Diversity in the Workplace

Diversity in the workplace

August 2018

Diversity in The Workplace

Before we examine what diversity in the workplace means from an HR perspective let’s first define it. The Cambridge dictionary tells us that diversity is: ‘the fact of many different types of things or people being included in something.’ But what does that mean in practice for the workplace?

Diversity in the workplace

Diversity in the workplace – what it means

What it doesn’t mean, as this blog from This Way Global on top diversity issues in the workplace points out, is a simple meeting of required quotas for employee race and gender. It is, as they say, about much more than that. Workplace diversity takes account of, and works with, the differences your workforce has in:

  • Race
  • Age
  • Gender
  • Native language
  • Political beliefs
  • Religion
  • Sexual orientation and
  • Communication styles

Here in the UK there is of course, legislation on such things that sets minimum standards for employers to meet. We shouldn’t need to say hough, that a good and effective strategy for diversity and inclusion will extend beyond the bare legal minimum. It will be a policy that seeks to give extra value to an organisation.  The HSE (Health and Safety Executive), in its description of the Equality Act 2010, defines diversity as something that recognises and values different backgrounds, knowledge, skills and experience. It then uses those differences to create a productive and effective workforce.

The HSE points out too, the importance of accounting for diversity and in involving people when assessing risk and managing health and safety.

So then, promoting diversity in the workplace is, as the CIPD (Chartered Institute of Personnel and Development),points out, a vital part of good people management. It’s about valuing every member of an organisation as in individual. In such an organisation everyone can play a part and achieve their potential. As they also point out, ‘The moral case for building fairer and more inclusive labour markets and workplaces is indisputable: people matter, and organisations must ensure their people management approaches do not put any group at a disadvantage.’

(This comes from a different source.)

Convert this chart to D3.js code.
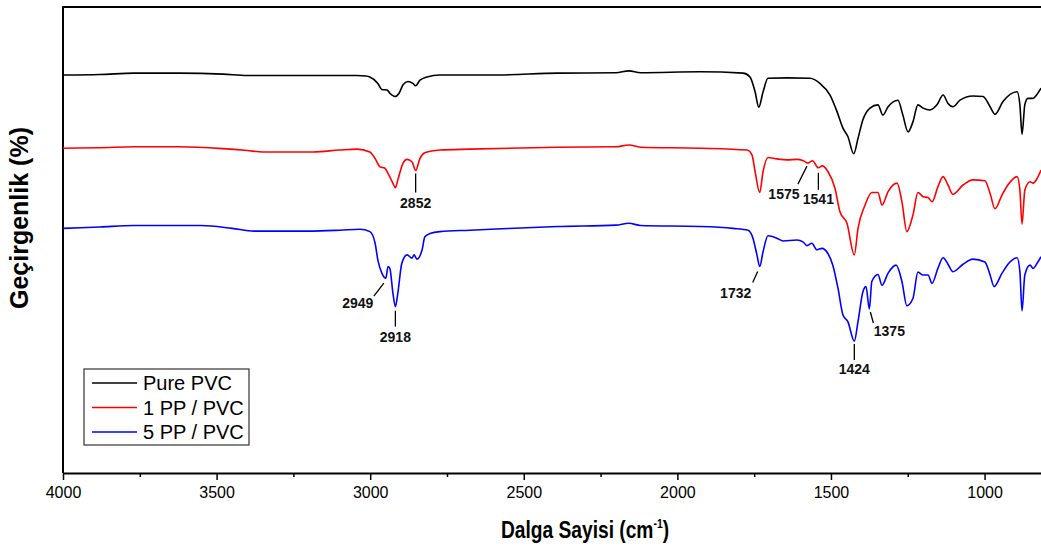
<!DOCTYPE html>
<html lang="tr">
<head>
<meta charset="UTF-8">
<title>FTIR - PVC / PP</title>
<script src="https://d3js.org/d3.v7.min.js"></script>
<style>
  body { margin: 0; background: #fff; font-family: "Liberation Sans", Arial, sans-serif; }
  .spectrum { fill: none; stroke-width: 1.6px; stroke-linejoin: round; }
  .frame { stroke: #000; stroke-width: 2px; fill: none; }
  .leader { stroke: #000; stroke-width: 1.3px; }
  .peak-label { font-size: 14px; font-weight: bold; fill: #111; text-anchor: middle; }
  .axis text { font-size: 16px; fill: #000; font-family: "Liberation Sans", Arial, sans-serif; }
  .axis line { stroke: #000; stroke-width: 1.5px; }
  .axis path { stroke: #000; stroke-width: 2px; }
</style>
</head>
<body>
<svg id="chart" width="1041" height="547"></svg>
<script>
// wavenumber (cm-1) / transmittance pairs, spectra stacked with an offset
const purePVC = [
  [4000, 85.4], [3880, 85.5], [3769, 85.8], [3622, 85.8], [3479, 85.6], [3400, 85.3], [3200, 85.3],
  [3043, 85.3], [3014, 85.2], [3001, 85.0], [2975, 83.6], [2962, 82.3], [2945, 82.2], [2936, 81.5],
  [2919, 80.8], [2906, 81.5], [2893, 83.3], [2877, 84.0], [2861, 83.6], [2852, 83.1], [2838, 84.3],
  [2815, 85.0], [2773, 85.4], [2607, 85.4], [2389, 85.8], [2200, 85.9], [2158, 86.3], [2120, 85.9],
  [1926, 86.1], [1786, 85.8], [1764, 85.0], [1747, 81.8], [1735, 78.5], [1721, 81.8], [1705, 84.7],
  [1643, 84.8], [1568, 84.7], [1536, 83.6], [1503, 81.1], [1480, 77.5], [1461, 74.0], [1445, 72.2],
  [1426, 68.5], [1412, 71.8], [1396, 75.8], [1373, 78.3], [1347, 79.0], [1331, 76.8], [1314, 78.6],
  [1282, 80.0], [1266, 76.8], [1249, 73.2], [1233, 75.4], [1217, 79.0], [1200, 78.3], [1178, 77.9],
  [1155, 79.0], [1135, 81.1], [1119, 79.3], [1103, 78.6], [1080, 80.0], [1038, 80.9], [1005, 80.8],
  [982, 78.6], [966, 77.0], [940, 79.7], [894, 81.8], [885, 79.0], [878, 72.7], [869, 79.0],
  [859, 80.4], [842, 80.4], [829, 81.3], [816, 82.6]
];

const pp1PVC = [
  [4000, 69.7], [3880, 69.8], [3769, 70.0], [3622, 70.0], [3480, 69.6], [3400, 69.2], [3350, 68.9],
  [3186, 68.9], [3100, 69.3], [3043, 69.5], [3001, 68.9], [2984, 67.5], [2968, 65.7], [2952, 65.4],
  [2942, 64.3], [2926, 62.2], [2918, 61.2], [2910, 62.9], [2893, 66.5], [2880, 67.3], [2864, 66.8],
  [2852, 64.9], [2838, 67.5], [2822, 68.7], [2773, 69.3], [2675, 69.5], [2389, 69.9], [2200, 70.0],
  [2158, 70.4], [2120, 69.9], [1926, 69.7], [1773, 69.3], [1757, 68.2], [1747, 64.7], [1732, 60.2],
  [1721, 64.7], [1705, 67.7], [1676, 67.4], [1643, 67.2], [1611, 67.3], [1590, 67.0], [1575, 66.5],
  [1560, 67.0], [1541, 65.5], [1529, 65.9], [1510, 64.7], [1487, 61.1], [1471, 56.1], [1448, 53.6],
  [1424, 46.8], [1412, 52.5], [1389, 57.5], [1367, 60.2], [1347, 60.2], [1334, 57.5], [1314, 60.4],
  [1285, 62.2], [1269, 58.2], [1253, 51.8], [1233, 55.4], [1217, 60.2], [1200, 59.3], [1184, 59.1],
  [1171, 58.2], [1152, 61.4], [1135, 63.6], [1119, 61.8], [1103, 59.8], [1070, 61.8], [1038, 62.9],
  [999, 62.7], [982, 60.0], [966, 56.7], [943, 59.7], [924, 61.8], [894, 63.6], [885, 60.7],
  [878, 53.4], [869, 60.7], [852, 62.5], [842, 62.2], [829, 63.2], [816, 65.0]
];

const pp5PVC = [
  [4000, 52.5], [3880, 52.8], [3769, 53.1], [3551, 53.1], [3450, 52.5], [3378, 51.9], [3200, 51.9],
  [3098, 52.1], [3033, 52.3], [3001, 51.8], [2984, 49.3], [2975, 45.7], [2962, 42.9], [2949, 41.8],
  [2942, 44.3], [2936, 43.9], [2926, 38.6], [2918, 35.7], [2910, 38.6], [2897, 45.0], [2880, 46.8],
  [2864, 46.1], [2857, 46.8], [2848, 45.9], [2831, 47.9], [2822, 50.7], [2805, 51.4], [2773, 51.8],
  [2675, 52.1], [2607, 52.3], [2389, 52.9], [2200, 53.2], [2158, 53.6], [2120, 53.1], [1926, 52.9],
  [1819, 52.5], [1770, 52.1], [1754, 50.4], [1741, 46.8], [1732, 44.3], [1721, 47.5], [1705, 50.9],
  [1676, 50.4], [1656, 49.8], [1611, 50.0], [1591, 49.6], [1578, 48.8], [1562, 49.3], [1546, 47.9],
  [1529, 48.2], [1510, 47.1], [1494, 44.6], [1477, 39.6], [1461, 33.9], [1445, 32.5], [1424, 28.3],
  [1412, 32.5], [1396, 38.9], [1386, 40.0], [1375, 35.2], [1367, 41.1], [1347, 42.6], [1334, 40.3],
  [1314, 42.9], [1288, 44.6], [1269, 41.1], [1253, 35.9], [1233, 37.5], [1217, 43.1], [1200, 42.5],
  [1184, 42.5], [1171, 40.7], [1152, 43.9], [1135, 46.2], [1119, 44.8], [1103, 43.2], [1070, 44.8],
  [1038, 45.9], [999, 45.3], [982, 42.5], [969, 40.0], [943, 42.9], [917, 45.3], [894, 46.2],
  [885, 43.2], [878, 34.8], [869, 42.5], [852, 44.6], [842, 43.9], [829, 45.0], [816, 46.4]
];

const seriesNames = ["Pure PVC", "1 PP / PVC", "5 PP / PVC"];
const seriesColors = ["#000000", "#ff0000", "#0000ff"];
const seriesData = [purePVC, pp1PVC, pp5PVC];

const majorTicks = [4000, 3500, 3000, 2500, 2000, 1500, 1000];
const minorTicks = [3750, 3250, 2750, 2250, 1750, 1250];

// labelled bands: which spectrum and which wavenumber
const peakSeries = [1, 1, 1, 2, 2, 2, 2, 2];
const peakWn = [2852, 1575, 1541, 2949, 2918, 1732, 1424, 1375];

// leader line + label placement relative to the band minimum (px):
// [x1, y1, x2, y2, labelX, labelY]
const peakLayout = [
  [0, 3, 0, 22, 0, 37],
  [-1, 3, -10, 21, -24, 36],
  [0, 5, 0, 22, 0, 36],
  [-2, 5, -12, 18, -28, 30],
  [0, 4, 0, 20, 0, 35],
  [-2, 5, -7, 16, -24, 31],
  [0, 3, 0, 19, 0, 33],
  [1, 3, 4, 14, 20, 27]
];

const svg = d3.select("#chart");
const plot = { left: 63, top: 7, bottom: 473, right: 1046 };

const x = d3.scaleLinear().domain([4000, 800]).range([plot.left, plot.right]);
const y = d3.scaleLinear().domain([0, 100]).range([plot.bottom, plot.top]);

// minor ticks first so the major axis draws on top
svg.append("g")
  .attr("class", "axis")
  .attr("transform", "translate(0," + plot.bottom + ")")
  .call(d3.axisBottom(x).tickValues(minorTicks).tickSize(4).tickSizeOuter(0).tickFormat(""))
  .call(g => g.select(".domain").remove());

svg.append("g")
  .attr("class", "axis")
  .attr("transform", "translate(0," + plot.bottom + ")")
  .call(d3.axisBottom(x).tickValues(majorTicks).tickSize(7).tickSizeOuter(0).tickPadding(7).tickFormat(d3.format("d")));

// left and top border
svg.append("path")
  .attr("class", "frame")
  .attr("d", "M" + plot.left + "," + plot.bottom + "V" + plot.top + "H" + plot.right);

const line = d3.line()
  .x(d => x(d[0]))
  .y(d => y(d[1]))
  .curve(d3.curveMonotoneX);

svg.selectAll(".spectrum")
  .data(seriesData)
  .enter().append("path")
  .attr("class", "spectrum")
  .attr("stroke", (d, i) => seriesColors[i])
  .attr("d", line);

// band annotations
peakWn.forEach(function(wn, i) {
  const s = seriesData[peakSeries[i]];
  const pt = s.find(d => d[0] === wn);
  const px = x(wn), py = y(pt[1]);
  const L = peakLayout[i];
  svg.append("line")
    .attr("class", "leader")
    .attr("x1", px + L[0]).attr("y1", py + L[1])
    .attr("x2", px + L[2]).attr("y2", py + L[3]);
  svg.append("text")
    .attr("class", "peak-label")
    .attr("x", px + L[4]).attr("y", py + L[5])
    .text(wn);
});

// legend
const legend = svg.append("g").attr("transform", "translate(84,369)");
legend.append("rect")
  .attr("width", 165).attr("height", 76)
  .attr("fill", "#fff").attr("stroke", "#333").attr("stroke-width", 1.2);
seriesNames.forEach(function(name, i) {
  const row = legend.append("g").attr("transform", "translate(0," + (14 + i * 24.5) + ")");
  row.append("line")
    .attr("x1", 8).attr("x2", 53)
    .attr("stroke", seriesColors[i]).attr("stroke-width", 1.5);
  row.append("text")
    .attr("x", 59).attr("y", 7)
    .style("font-size", "20px")
    .text(name);
});

// axis titles
svg.append("text")
  .attr("transform", "translate(19,218) rotate(-90)")
  .attr("text-anchor", "middle")
  .attr("dy", "0.35em")
  .style("font-size", "25px")
  .style("font-weight", "bold")
  .text("Geçirgenlik (%)");

const xTitle = svg.append("text")
  .attr("transform", "translate(585,538) scale(0.8,1)")
  .attr("text-anchor", "middle")
  .style("font-size", "24px")
  .style("font-weight", "bold");
xTitle.append("tspan").text("Dalga Sayisi (cm");
xTitle.append("tspan").attr("dy", -10).style("font-size", "13px").text("-1");
xTitle.append("tspan").attr("dy", 10).text(")");
</script>
</body>
</html>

Hands - diversity in the workplace

The benefits of diversity in the workplace

It’s easy enough to see ‘diversity’ as another entry on the political correctness buzzword bingo card. But in fact, it’s worth being serious about it. Why? Because there are concrete, visible benefits to your company and to your staff from workplace diversity, aside from the aforementioned ability to achieve potential.

This Emplo.com blog on the advantages of diversity in the workplace is from the USA. But what applies there applies here.  So, consider that diversity 

1. Supports innovation.You’ve heard the expression ‘birds of a feather flock together’? Well – a room full of people from the same background are likely to produce ideas/solutions with a broad similarity. Yet a diverse a group may well surprise you.

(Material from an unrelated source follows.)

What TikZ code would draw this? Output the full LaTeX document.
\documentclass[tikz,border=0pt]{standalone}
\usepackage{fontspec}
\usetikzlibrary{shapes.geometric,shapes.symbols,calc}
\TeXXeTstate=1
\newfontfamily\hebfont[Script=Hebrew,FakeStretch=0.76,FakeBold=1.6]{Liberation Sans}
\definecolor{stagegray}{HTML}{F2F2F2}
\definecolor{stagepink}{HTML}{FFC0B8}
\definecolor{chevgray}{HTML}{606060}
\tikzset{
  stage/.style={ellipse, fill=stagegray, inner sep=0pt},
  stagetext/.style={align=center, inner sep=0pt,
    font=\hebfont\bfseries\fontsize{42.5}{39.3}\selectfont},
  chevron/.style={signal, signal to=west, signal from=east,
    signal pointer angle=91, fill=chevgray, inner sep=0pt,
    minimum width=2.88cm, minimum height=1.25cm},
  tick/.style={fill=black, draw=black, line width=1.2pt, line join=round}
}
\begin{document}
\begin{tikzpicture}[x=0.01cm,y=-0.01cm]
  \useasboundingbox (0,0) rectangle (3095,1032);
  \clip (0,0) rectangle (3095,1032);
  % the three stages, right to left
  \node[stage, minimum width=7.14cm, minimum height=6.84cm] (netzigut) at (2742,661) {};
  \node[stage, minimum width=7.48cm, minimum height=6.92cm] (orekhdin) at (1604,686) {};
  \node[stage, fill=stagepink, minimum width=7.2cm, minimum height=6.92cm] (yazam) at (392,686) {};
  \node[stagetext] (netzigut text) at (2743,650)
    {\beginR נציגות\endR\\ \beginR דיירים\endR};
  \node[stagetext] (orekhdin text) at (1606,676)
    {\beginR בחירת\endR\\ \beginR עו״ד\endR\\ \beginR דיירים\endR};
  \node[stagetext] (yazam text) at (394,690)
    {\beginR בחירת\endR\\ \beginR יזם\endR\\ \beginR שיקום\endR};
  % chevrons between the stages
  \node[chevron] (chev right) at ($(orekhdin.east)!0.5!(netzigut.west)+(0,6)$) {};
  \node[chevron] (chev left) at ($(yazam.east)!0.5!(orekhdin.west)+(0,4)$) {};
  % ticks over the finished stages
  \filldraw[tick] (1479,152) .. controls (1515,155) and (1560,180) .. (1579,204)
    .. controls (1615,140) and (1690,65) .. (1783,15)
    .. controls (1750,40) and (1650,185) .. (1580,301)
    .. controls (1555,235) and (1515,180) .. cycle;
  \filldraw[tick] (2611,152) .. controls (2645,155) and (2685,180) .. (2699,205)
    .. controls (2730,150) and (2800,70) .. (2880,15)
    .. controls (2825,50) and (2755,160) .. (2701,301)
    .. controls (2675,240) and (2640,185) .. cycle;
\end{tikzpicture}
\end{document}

2. Brings global opportunities. There’s no escaping that the Internet has shrunk the globe. It’s brought people closer than ever before. If you seek to do conquer more than your home marketplace then diversity in your workplace will support that. You’ll have staff that understand other cultures and speak other languages and have friends in other countries. Imagine the benefits to your business of all that.

3. Improves your organization’s culture. You’ve heard of Millennials – also known as Generation Y? This group is the most diverse working generation there’s been. Get your organization seen as being accepting, diverse and inclusive and your talent pool will increase and you’ll attract great candidates. And – you’ll create a workplace that’s happier and more productive.

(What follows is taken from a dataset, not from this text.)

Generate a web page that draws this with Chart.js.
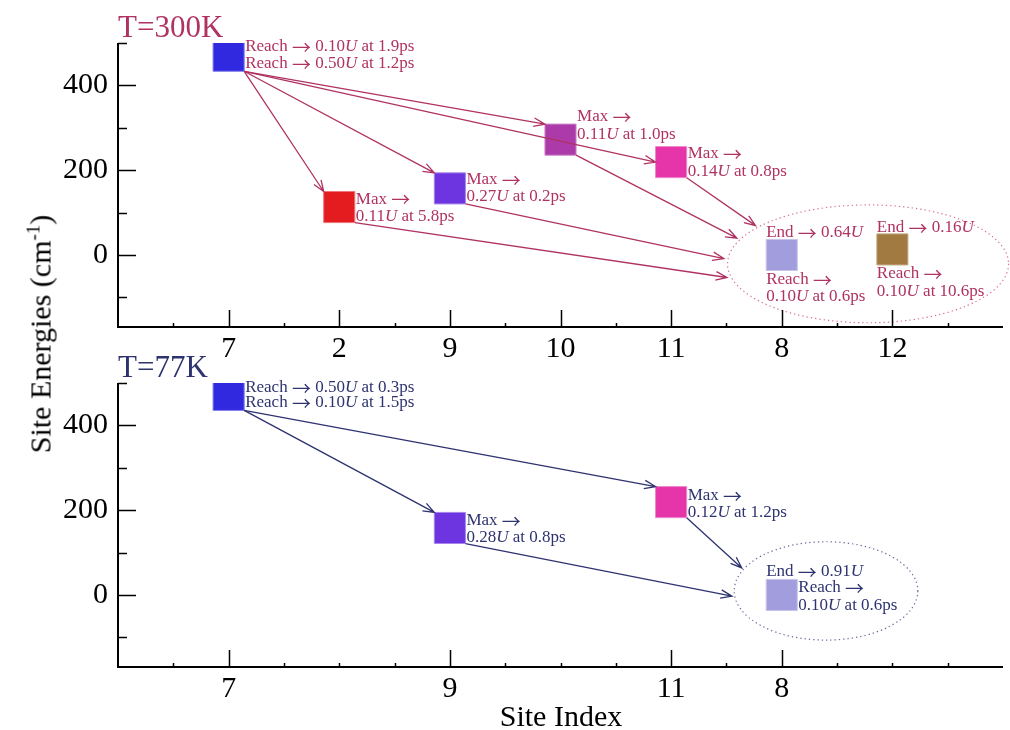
<!DOCTYPE html>
<html>
<head>
<meta charset="utf-8">
<script src="https://cdn.jsdelivr.net/npm/chart.js@4.4.1/dist/chart.umd.min.js"></script>
<style>
  html, body { margin: 0; padding: 0; background: #fff; }
  #wrap { position: relative; width: 1010px; height: 730px; overflow: hidden; font-family: 'Liberation Serif', serif; color: #000; }
  #topBox { position: absolute; left: 0; top: 0; width: 1010px; height: 365px; }
  #bottomBox { position: absolute; left: 0; top: 340px; width: 1010px; height: 390px; }
  #ytitle { position: absolute; left: 40px; top: 334px; transform: translate(-50%, -50%) rotate(-90deg); white-space: nowrap; font-size: 30px; }
  #ytitle sup { font-size: 19px; }
  #xtitle { position: absolute; left: 561px; top: 716px; transform: translate(-50%, -50%); white-space: nowrap; font-size: 30px; }
</style>
</head>
<body>
<div id="wrap">
  <div id="topBox"><canvas id="topChart"></canvas></div>
  <div id="bottomBox"><canvas id="bottomChart"></canvas></div>
  <div id="ytitle">Site Energies (cm<sup>-1</sup>)</div>
  <div id="xtitle">Site Index</div>
</div>
<script>
// T=300K panel
const sitesTop = ['7', '2', '9', '10', '11', '8', '12'];
const energyTop = [470, 113, 157, 272, 219, 0, 13];
const colorsTop = ['#3129e0', '#e41b1f', '#6c35e0', '#ac3aa8', '#e535a9', '#a29ede', '#a07a40'];
const transferTop = [['7', '2'], ['7', '9'], ['7', '10'], ['7', '11'], ['10', 'end'], ['11', 'end'], ['9', 'end'], ['2', 'end']];
const notesTop = {
  '7': ['Reach → 0.10*U* at 1.9ps', 'Reach → 0.50*U* at 1.2ps'],
  '2': ['Max →', '0.11*U* at 5.8ps'],
  '9': ['Max →', '0.27*U* at 0.2ps'],
  '10': ['Max →', '0.11*U* at 1.0ps'],
  '11': ['Max →', '0.14*U* at 0.8ps'],
  '8': ['End → 0.64*U*', 'Reach →', '0.10*U* at 0.6ps'],
  '12': ['End → 0.16*U*', 'Reach →', '0.10*U* at 10.6ps']
};

// T=77K panel
const sitesBottom = ['7', '9', '11', '8'];
const energyBottom = [472, 158, 219, 0];
const colorsBottom = ['#3129e0', '#6c35e0', '#e535a9', '#a29ede'];
const transferBottom = [['7', '11'], ['7', '9'], ['11', 'end'], ['9', 'end']];
const notesBottom = {
  '7': ['Reach → 0.50*U* at 0.3ps', 'Reach → 0.10*U* at 1.5ps'],
  '9': ['Max →', '0.28*U* at 0.8ps'],
  '11': ['Max →', '0.12*U* at 1.2ps'],
  '8': ['End → 0.91*U*', 'Reach →', '0.10*U* at 0.6ps']
};

const yMin = -170, yMax = 500;
const slotOf = site => sitesTop.indexOf(site) + 1;
const SERIF = "'Liberation Serif', 'Times New Roman', serif";
const ARROWFONT = "'Noto Sans CJK JP', 'DejaVu Serif', serif";

function lighten(hex, f) {
  const n = parseInt(hex.slice(1), 16);
  const c = [n >> 16, (n >> 8) & 255, n & 255].map(v => Math.round(v + (255 - v) * f));
  return 'rgb(' + c.join(',') + ')';
}

// '*' toggles italic; the arrow glyph gets its own font
function richText(ctx, str, x, y) {
  str.split('*').forEach((part, i) => {
    part.split(/(→)/).forEach(seg => {
      if (!seg) return;
      if (seg === '→') {
        ctx.font = '19px ' + ARROWFONT;
        ctx.fillText(seg, x, y + 1);
      } else {
        ctx.font = (i % 2 ? 'italic ' : '') + '17px ' + SERIF;
        ctx.fillText(seg, x, y);
      }
      x += ctx.measureText(seg).width;
    });
  });
}

function arrow(ctx, x0, y0, x1, y1) {
  const a = Math.atan2(y1 - y0, x1 - x0), len = 12, spread = 0.36;
  ctx.beginPath();
  ctx.moveTo(x0, y0);
  ctx.lineTo(x1, y1);
  ctx.moveTo(x1 - len * Math.cos(a - spread), y1 - len * Math.sin(a - spread));
  ctx.lineTo(x1, y1);
  ctx.lineTo(x1 - len * Math.cos(a + spread), y1 - len * Math.sin(a + spread));
  ctx.stroke();
}

const sketch = {
  id: 'sketch',
  afterDatasetsDraw(chart, args, o) {
    const ctx = chart.ctx, xs = chart.scales.x, ys = chart.scales.y;
    const half = chart.data.datasets[0].pointRadius * Math.SQRT1_2;
    const pt = site => ({ x: xs.getPixelForValue(slotOf(site)), y: ys.getPixelForValue(o.energy[o.sites.indexOf(site)]) });
    const e = o.ellipse;
    const ecx = xs.getPixelForValue(e.cx), ecy = ys.getPixelForValue(e.cy);
    const erx = xs.getPixelForValue(e.cx + e.rx) - ecx, ery = ecy - ys.getPixelForValue(e.cy + e.ry);
    ctx.save();
    ctx.setLineDash([1.3, 3]);
    ctx.strokeStyle = o.ellipseColor;
    ctx.lineWidth = 1.2;
    ctx.beginPath();
    ctx.ellipse(ecx, ecy, erx, ery, 0, 0, Math.PI * 2);
    ctx.stroke();
    ctx.setLineDash([]);
    ctx.strokeStyle = o.color;
    ctx.lineWidth = 1.3;
    o.transfers.forEach(([from, to], k) => {
      const a = pt(from);
      let x1, y1;
      if (to === 'end') {
        const ang = o.endAngles[k] * Math.PI / 180;
        x1 = ecx + erx * 1.03 * Math.cos(ang);
        y1 = ecy + ery * 1.03 * Math.sin(ang);
      } else {
        const b = pt(to);
        x1 = b.x - half;
        y1 = b.y - (o.midAnchor.includes(to) ? 0 : half);
      }
      arrow(ctx, a.x + half, a.y + half, x1, y1);
    });
    ctx.fillStyle = o.color;
    ctx.textBaseline = 'middle';
    Object.keys(o.notes).forEach(site => {
      const p = pt(site), place = o.notePlace[site];
      o.notes[site].forEach((txt, i) => {
        const [side, dy] = place[i];
        const x = side === 'r' ? p.x + half + 1 : p.x - half;
        richText(ctx, txt, x, p.y + dy);
      });
    });
    ctx.restore();
  },
  afterDraw(chart, args, o) {
    const ctx = chart.ctx, xs = chart.scales.x, ys = chart.scales.y;
    const { left, right, top, bottom } = chart.chartArea;
    ctx.save();
    ctx.strokeStyle = '#000';
    ctx.lineWidth = 2;
    ctx.beginPath();
    ctx.moveTo(left, top);
    ctx.lineTo(left, bottom);
    ctx.lineTo(right, bottom);
    ctx.stroke();
    ctx.lineWidth = 1.5;
    ctx.beginPath();
    ys.ticks.forEach(t => {
      const y = Math.round(ys.getPixelForValue(t.value)) + 0.5;
      ctx.moveTo(left, y);
      ctx.lineTo(left + (t.value % 200 === 0 ? 18 : 9), y);
    });
    xs.ticks.forEach(t => {
      if (t.value <= 0 || t.value >= 8) return;
      const x = Math.round(xs.getPixelForValue(t.value)) + 0.5;
      ctx.moveTo(x, bottom);
      ctx.lineTo(x, bottom - (t.label ? 17 : 4));
    });
    ctx.stroke();
    ctx.fillStyle = o.color;
    ctx.font = '31px ' + SERIF;
    ctx.textBaseline = 'alphabetic';
    ctx.fillText(o.title, left, 37);
    ctx.restore();
  }
};

function makeChart(id, sites, energy, colors, height, extra) {
  return new Chart(document.getElementById(id), {
    type: 'scatter',
    data: {
      datasets: [{
        data: sites.map((s, i) => ({ x: slotOf(s), y: energy[i] })),
        pointStyle: 'rect',
        pointRadius: 22,
        pointHoverRadius: 22,
        backgroundColor: colors,
        borderColor: colors.map(c => lighten(c, 0.4)),
        borderWidth: 1,
        hoverBorderWidth: 1
      }]
    },
    plugins: [sketch],
    options: {
      responsive: true,
      maintainAspectRatio: false,
      animation: false,
      events: [],
      layout: { autoPadding: false, padding: { top: 43, right: 7, left: 0, bottom: 0 } },
      plugins: {
        legend: { display: false },
        tooltip: { enabled: false },
        sketch: Object.assign({ sites: sites, energy: energy }, extra)
      },
      scales: {
        x: {
          type: 'linear',
          min: 0,
          max: 8,
          grid: { display: false, drawTicks: false },
          border: { display: false },
          afterFit: s => { s.height = height - 327; s.paddingLeft = 0; s.paddingRight = 0; },
          ticks: {
            stepSize: 0.5,
            autoSkip: false,
            maxRotation: 0,
            padding: 4,
            color: '#000',
            font: { family: SERIF, size: 30 },
            callback: v => (Number.isInteger(v) && sites.includes(sitesTop[v - 1])) ? sitesTop[v - 1] : ''
          }
        },
        y: {
          min: yMin,
          max: yMax,
          grid: { display: false, drawTicks: false },
          border: { display: false },
          afterFit: s => { s.width = 118; s.paddingTop = 0; s.paddingBottom = 0; },
          ticks: {
            stepSize: 100,
            includeBounds: false,
            padding: 10,
            color: '#000',
            font: { family: SERIF, size: 30 },
            callback: v => (v % 200 === 0 ? v : '')
          }
        }
      }
    }
  });
}

makeChart('topChart', sitesTop, energyTop, colorsTop, 365, {
  title: 'T=300K',
  color: '#b03262',
  ellipseColor: '#d8709a',
  transfers: transferTop,
  endAngles: [0, 0, 0, 0, 205, 219, 185, 167],
  midAnchor: ['11'],
  ellipse: { cx: 6.78, cy: -21, rx: 1.27, ry: 139 },
  notes: notesTop,
  notePlace: {
    '7': [['r', -9], ['r', 8]],
    '2': [['r', -8], ['r', 9]],
    '9': [['r', -9], ['r', 8.5]],
    '10': [['r', -23], ['r', -5]],
    '11': [['r', -8.5], ['r', 9.5]],
    '8': [['l', -22], ['l', 25], ['l', 42]],
    '12': [['l', -21.5], ['l', 24.5], ['l', 42.5]]
  }
});

makeChart('bottomChart', sitesBottom, energyBottom, colorsBottom, 390, {
  title: 'T=77K',
  color: '#2e3370',
  ellipseColor: '#6a6a9e',
  transfers: transferBottom,
  endAngles: [0, 0, 207, 174],
  midAnchor: [],
  ellipse: { cx: 6.4, cy: 9.5, rx: 0.83, ry: 116 },
  notes: notesBottom,
  notePlace: {
    '7': [['r', -7], ['r', 8]],
    '9': [['r', -7], ['r', 10]],
    '11': [['r', -6.5], ['r', 10.5]],
    '8': [['l', -23], ['r', -7], ['r', 11]]
  }
});
</script>
</body>
</html>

 4. Improve your company’s brand. As with office culture, a diverse workforce is a positive influence on your customers’ opinions of you. Millennials consumers as well as employees! They want the companies they buy from to have the same qualities as those they want to work for. The message a diverse business gives to consumers one of being:

  • Inclusive
  • Innovative
  • Forward-looking
  • Global minded

5. Offers better customer service. From speaking a second language to understanding the social mores of other countries, diverse employees are better placed to serve a diverse customer base.

In summary, and as the Emplo blog puts it: The advantages of a diverse workplace have wide-ranging effects, including profits, brand and customer loyalty, talent base, employee satisfaction and your business’ ability to innovate and create.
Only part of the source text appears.